By our correspondents
June 01, 2017

LAHORE: The textile sector was sent spinning into anger and frustration after federal budget 2017/18 document revealed that out of Prime Minister’s Rs180 billion export incentive package, only Rs4 billion has been apportioned for clearing refunds during this fiscal, a statement said on Wednesday. 

“The budget has deeply disappointed the textile sector,” Amir Fayyaz, chairman All Pakistan Textile Mills Association (APTMA) told media during a press conference. “Such an under-allocation of funds for export package has created uncertainty among the exporters.” 

Warning that exports would suffer big time if the government failed to fulfill the commitments given to the exporters, Fayyaz pointed out that other measures, taken in the budget, have only increased the cost of doing business for this sector. 

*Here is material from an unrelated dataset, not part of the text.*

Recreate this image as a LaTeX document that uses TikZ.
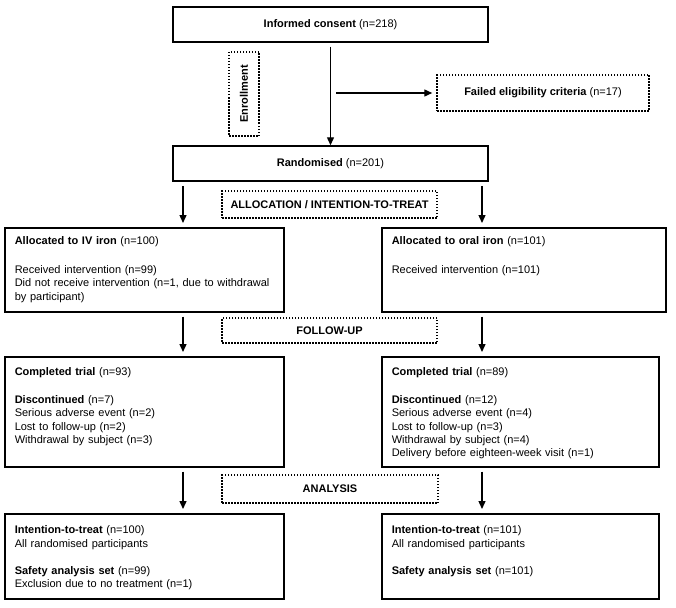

“The textile exporters were waiting for the budget before confirming large orders as they had planned to keep their rates lowest to secure larger orders and earn to the extent of discount promised by the government, but to no avail,” he said. 

The APTMA chief said that such a low budgetary allocation for refunds would only result in even lower volume of orders. “On one hand, the government promised 4-7 percent refund on exports, but on the other, it increased the turnover tax from 1 percent to 1.25 percent,” Fayyaz said. 

He said textile mills incurring losses for the last 3 years have filed cases for refund of turnover tax, but the government, as usual, is sidestepping. “I appeal to the government to not only withdraw this increase but also reduce the rate to 0.5 percent of annual turnover,” said he. 

Taking Federal Board of Revenue (FBR) to task, the textile industry leader said that the board was unjustified in suspending the approved refunds of the exporters. “The finance minister has promised the refunds will be cleared by August 14, but I don’t see it happening now,” he said. 

While regretting that the government has not passed on the benefit of lower fuel prices to power users, Fayyaz sounded out that high power tariff was marginalising the manufacturing sector alarmingly.